• [Task statement] Print the listing below in its entirety, character for character.

• [Raw data]
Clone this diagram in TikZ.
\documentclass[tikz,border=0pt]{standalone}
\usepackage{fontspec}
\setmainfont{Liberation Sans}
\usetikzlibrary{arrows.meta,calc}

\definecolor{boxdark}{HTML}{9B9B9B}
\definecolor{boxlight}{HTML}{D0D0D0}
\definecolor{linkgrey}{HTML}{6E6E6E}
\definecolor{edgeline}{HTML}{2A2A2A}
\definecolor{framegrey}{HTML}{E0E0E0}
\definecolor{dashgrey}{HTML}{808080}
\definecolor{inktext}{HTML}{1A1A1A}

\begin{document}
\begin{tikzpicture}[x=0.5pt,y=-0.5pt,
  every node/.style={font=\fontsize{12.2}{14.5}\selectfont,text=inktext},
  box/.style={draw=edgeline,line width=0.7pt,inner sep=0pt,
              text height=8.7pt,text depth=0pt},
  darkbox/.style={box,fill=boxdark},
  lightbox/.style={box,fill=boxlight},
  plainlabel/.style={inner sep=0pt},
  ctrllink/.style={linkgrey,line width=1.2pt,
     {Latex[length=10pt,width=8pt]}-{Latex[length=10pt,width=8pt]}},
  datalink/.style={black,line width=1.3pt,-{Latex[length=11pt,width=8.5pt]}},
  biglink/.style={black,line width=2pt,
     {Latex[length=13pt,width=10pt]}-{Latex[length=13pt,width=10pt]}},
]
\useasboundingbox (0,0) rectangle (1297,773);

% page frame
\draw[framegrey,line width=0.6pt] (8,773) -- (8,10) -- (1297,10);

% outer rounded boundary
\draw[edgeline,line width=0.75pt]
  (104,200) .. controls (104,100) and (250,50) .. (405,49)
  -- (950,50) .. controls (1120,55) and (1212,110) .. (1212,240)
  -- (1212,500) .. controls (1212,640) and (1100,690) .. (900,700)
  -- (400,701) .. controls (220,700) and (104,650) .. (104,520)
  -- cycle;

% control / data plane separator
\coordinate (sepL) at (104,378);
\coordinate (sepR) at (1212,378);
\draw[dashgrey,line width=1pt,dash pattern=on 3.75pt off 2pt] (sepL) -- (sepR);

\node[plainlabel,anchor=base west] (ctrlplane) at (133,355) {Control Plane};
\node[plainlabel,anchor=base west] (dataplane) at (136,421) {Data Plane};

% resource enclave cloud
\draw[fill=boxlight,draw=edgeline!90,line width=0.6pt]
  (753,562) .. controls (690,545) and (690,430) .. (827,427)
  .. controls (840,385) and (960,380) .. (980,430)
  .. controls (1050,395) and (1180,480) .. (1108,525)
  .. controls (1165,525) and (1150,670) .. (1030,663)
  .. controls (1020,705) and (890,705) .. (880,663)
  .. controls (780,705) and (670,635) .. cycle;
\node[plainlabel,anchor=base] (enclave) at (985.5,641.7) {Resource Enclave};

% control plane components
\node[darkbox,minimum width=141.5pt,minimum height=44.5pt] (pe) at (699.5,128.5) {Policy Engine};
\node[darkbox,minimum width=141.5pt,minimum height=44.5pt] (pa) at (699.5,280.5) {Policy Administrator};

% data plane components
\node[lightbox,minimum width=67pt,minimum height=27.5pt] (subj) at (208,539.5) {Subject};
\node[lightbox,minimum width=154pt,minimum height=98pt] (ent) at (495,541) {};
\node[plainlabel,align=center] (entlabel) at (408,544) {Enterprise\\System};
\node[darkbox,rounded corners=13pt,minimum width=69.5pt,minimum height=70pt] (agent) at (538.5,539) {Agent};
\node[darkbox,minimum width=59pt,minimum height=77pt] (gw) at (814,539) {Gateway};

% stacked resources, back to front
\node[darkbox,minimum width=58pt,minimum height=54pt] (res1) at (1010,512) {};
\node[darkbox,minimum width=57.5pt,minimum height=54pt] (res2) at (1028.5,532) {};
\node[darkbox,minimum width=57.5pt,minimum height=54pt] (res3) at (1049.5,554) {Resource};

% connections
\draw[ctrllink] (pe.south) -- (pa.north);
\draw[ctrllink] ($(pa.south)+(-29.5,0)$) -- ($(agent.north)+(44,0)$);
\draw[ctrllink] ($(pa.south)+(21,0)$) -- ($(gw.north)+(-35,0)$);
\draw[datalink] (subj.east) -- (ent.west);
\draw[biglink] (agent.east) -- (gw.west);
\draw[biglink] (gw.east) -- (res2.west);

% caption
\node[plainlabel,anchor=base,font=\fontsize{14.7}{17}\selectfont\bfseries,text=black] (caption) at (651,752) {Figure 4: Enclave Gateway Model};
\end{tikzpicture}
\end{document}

• [Exercise answer]
Clone this diagram in TikZ.
\documentclass[tikz,border=0pt]{standalone}
\usepackage{fontspec}
\setmainfont{Liberation Sans}
\usetikzlibrary{arrows.meta,calc}

\definecolor{boxdark}{HTML}{9B9B9B}
\definecolor{boxlight}{HTML}{D0D0D0}
\definecolor{linkgrey}{HTML}{6E6E6E}
\definecolor{edgeline}{HTML}{2A2A2A}
\definecolor{framegrey}{HTML}{E0E0E0}
\definecolor{dashgrey}{HTML}{808080}
\definecolor{inktext}{HTML}{1A1A1A}

\begin{document}
\begin{tikzpicture}[x=0.5pt,y=-0.5pt,
  every node/.style={font=\fontsize{12.2}{14.5}\selectfont,text=inktext},
  box/.style={draw=edgeline,line width=0.7pt,inner sep=0pt,
              text height=8.7pt,text depth=0pt},
  darkbox/.style={box,fill=boxdark},
  lightbox/.style={box,fill=boxlight},
  plainlabel/.style={inner sep=0pt},
  ctrllink/.style={linkgrey,line width=1.2pt,
     {Latex[length=10pt,width=8pt]}-{Latex[length=10pt,width=8pt]}},
  datalink/.style={black,line width=1.3pt,-{Latex[length=11pt,width=8.5pt]}},
  biglink/.style={black,line width=2pt,
     {Latex[length=13pt,width=10pt]}-{Latex[length=13pt,width=10pt]}},
]
\useasboundingbox (0,0) rectangle (1297,773);

% page frame
\draw[framegrey,line width=0.6pt] (8,773) -- (8,10) -- (1297,10);

% outer rounded boundary
\draw[edgeline,line width=0.75pt]
  (104,200) .. controls (104,100) and (250,50) .. (405,49)
  -- (950,50) .. controls (1120,55) and (1212,110) .. (1212,240)
  -- (1212,500) .. controls (1212,640) and (1100,690) .. (900,700)
  -- (400,701) .. controls (220,700) and (104,650) .. (104,520)
  -- cycle;

% control / data plane separator
\coordinate (sepL) at (104,378);
\coordinate (sepR) at (1212,378);
\draw[dashgrey,line width=1pt,dash pattern=on 3.75pt off 2pt] (sepL) -- (sepR);

\node[plainlabel,anchor=base west] (ctrlplane) at (133,355) {Control Plane};
\node[plainlabel,anchor=base west] (dataplane) at (136,421) {Data Plane};

% resource enclave cloud
\draw[fill=boxlight,draw=edgeline!90,line width=0.6pt]
  (753,562) .. controls (690,545) and (690,430) .. (827,427)
  .. controls (840,385) and (960,380) .. (980,430)
  .. controls (1050,395) and (1180,480) .. (1108,525)
  .. controls (1165,525) and (1150,670) .. (1030,663)
  .. controls (1020,705) and (890,705) .. (880,663)
  .. controls (780,705) and (670,635) .. cycle;
\node[plainlabel,anchor=base] (enclave) at (985.5,641.7) {Resource Enclave};

% control plane components
\node[darkbox,minimum width=141.5pt,minimum height=44.5pt] (pe) at (699.5,128.5) {Policy Engine};
\node[darkbox,minimum width=141.5pt,minimum height=44.5pt] (pa) at (699.5,280.5) {Policy Administrator};

% data plane components
\node[lightbox,minimum width=67pt,minimum height=27.5pt] (subj) at (208,539.5) {Subject};
\node[lightbox,minimum width=154pt,minimum height=98pt] (ent) at (495,541) {};
\node[plainlabel,align=center] (entlabel) at (408,544) {Enterprise\\System};
\node[darkbox,rounded corners=13pt,minimum width=69.5pt,minimum height=70pt] (agent) at (538.5,539) {Agent};
\node[darkbox,minimum width=59pt,minimum height=77pt] (gw) at (814,539) {Gateway};

% stacked resources, back to front
\node[darkbox,minimum width=58pt,minimum height=54pt] (res1) at (1010,512) {};
\node[darkbox,minimum width=57.5pt,minimum height=54pt] (res2) at (1028.5,532) {};
\node[darkbox,minimum width=57.5pt,minimum height=54pt] (res3) at (1049.5,554) {Resource};

% connections
\draw[ctrllink] (pe.south) -- (pa.north);
\draw[ctrllink] ($(pa.south)+(-29.5,0)$) -- ($(agent.north)+(44,0)$);
\draw[ctrllink] ($(pa.south)+(21,0)$) -- ($(gw.north)+(-35,0)$);
\draw[datalink] (subj.east) -- (ent.west);
\draw[biglink] (agent.east) -- (gw.west);
\draw[biglink] (gw.east) -- (res2.west);

% caption
\node[plainlabel,anchor=base,font=\fontsize{14.7}{17}\selectfont\bfseries,text=black] (caption) at (651,752) {Figure 4: Enclave Gateway Model};
\end{tikzpicture}
\end{document}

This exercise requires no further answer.